# Question Of The Week... ( 2017 Week 35)



## ripjack13 (Aug 27, 2017)

*What do you consider to be the benefits of learning one on one, as opposed to a classroom or a small group of people when working with wood? 




*

**Rules**
There is no minimum post requirement,
primates, woodticks and leprechauns are welcome to post an answer.
And of course anyone who didn't see the eclipse too...


----------



## Brink (Aug 27, 2017)

I've never taken a class or lessons

Reactions: Like 1 | Agree 2


----------



## Mike1950 (Aug 27, 2017)

Brink said:


> I've never taken a class or lessons



I absolutely hate it but I have to agree with the monkey- Never took class or lessons except in the 7th grade and the teacher pointed out that I should probably find another vocation other than wood.....

Reactions: Like 2 | Funny 5


----------



## Schroedc (Aug 27, 2017)

The only instruction I've had for woodworking has been one on one or trial and error. I did take that saw class but it was small and the instructors made sure to spend time with each person so I don;t have a lot for comparison yet....

Reactions: Like 2


----------



## CWS (Aug 27, 2017)

I think a one on one lesson or a limited group size (2or3) is better than a class. Hands on in anything I try is always better for me.

Reactions: Like 2 | Agree 2


----------



## rocky1 (Aug 27, 2017)

Been so long since I had a lesson in wood that wasn't from the school of hard knocks I couldn't tell you. Most of my lessons are self-taught, look it up in a book, or on the internet, and simply go for it!

Reactions: Like 1 | Agree 2


----------



## woodtickgreg (Aug 27, 2017)

Like a lot of the others I have never taken a class on woodworking of any kind other than in junior high and high school. I am self taught on just about everything. I learned by doing and still do it that way, I just like to try new things to challenge myself and see if I can do it. I can see the benefits of taking classes from more experienced wood workers though. I have watched some stuff on youtube, does that count?

Reactions: Like 1


----------



## Lou Currier (Aug 27, 2017)

I have never had any formal training...I have learned everything by trial and error, reading books, and watching YouTube. Hands on is how I learn best and it helps to see an example of how it is done...still haven't figured out them darn box corners yet though

Reactions: Like 2 | Agree 1


----------



## DKMD (Aug 27, 2017)

One on one or small group sessions are good for learning how to do something. Classroom/demo settings are more oriented toward seeing how something can be done. It's subtle, but there is a difference.

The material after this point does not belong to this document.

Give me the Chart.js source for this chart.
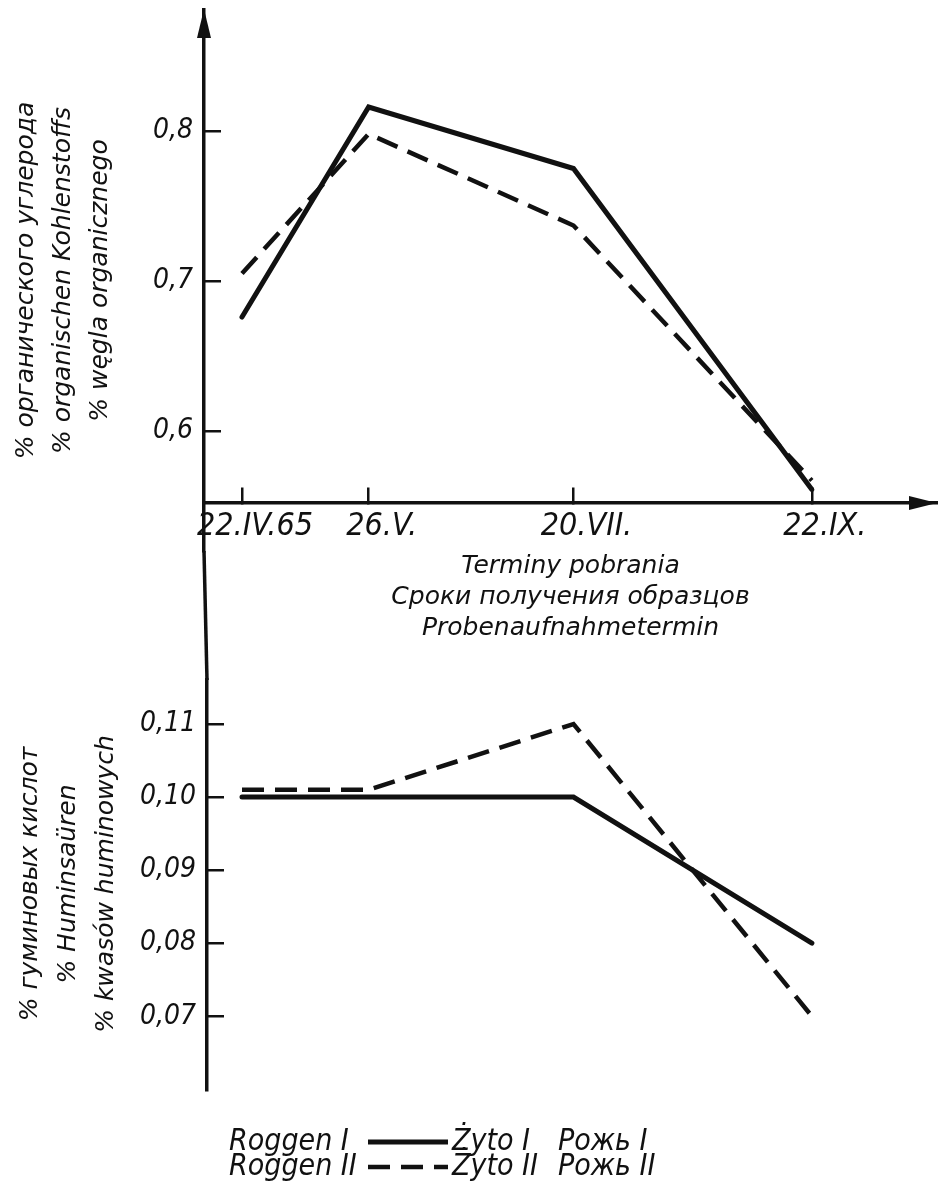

Reactions: Like 2 | Agree 5


----------



## justallan (Aug 27, 2017)

Although I've never had training in woodwork (and it shows) I'd sure think that one on one or a very small group would best benefit folks more. I feel that that the larger the group the less chance many people would ask a question or volunteer to try something new in front of others, plus the person teaching doesn't have the time to ask each person individually if they if they are comprehending what's being taught.

Reactions: Like 3


----------



## steve bellinger (Aug 27, 2017)

Ok what they all said.

Reactions: Agree 1 | Funny 1


----------



## David Hill (Aug 27, 2017)

What was it like when you went to your fisrt turning club meeting? Most are afraid to talk to show what they don't know--- it's an analogy to bring in a larger class. In learning situations I prefer a small group or one on one, get really put off with folks trying to showboat in s group. (I'm usually the one that gets to put'em in place)

Reactions: Like 1


----------



## Tom Smart (Aug 27, 2017)

YouTube is my teacher. I really do try to watch something everyday to learn at least one new thing. Not always successful but it's a goal. But, you must be careful with that as there is a lot of bad technique or flat unsafe stuff on YouTube. 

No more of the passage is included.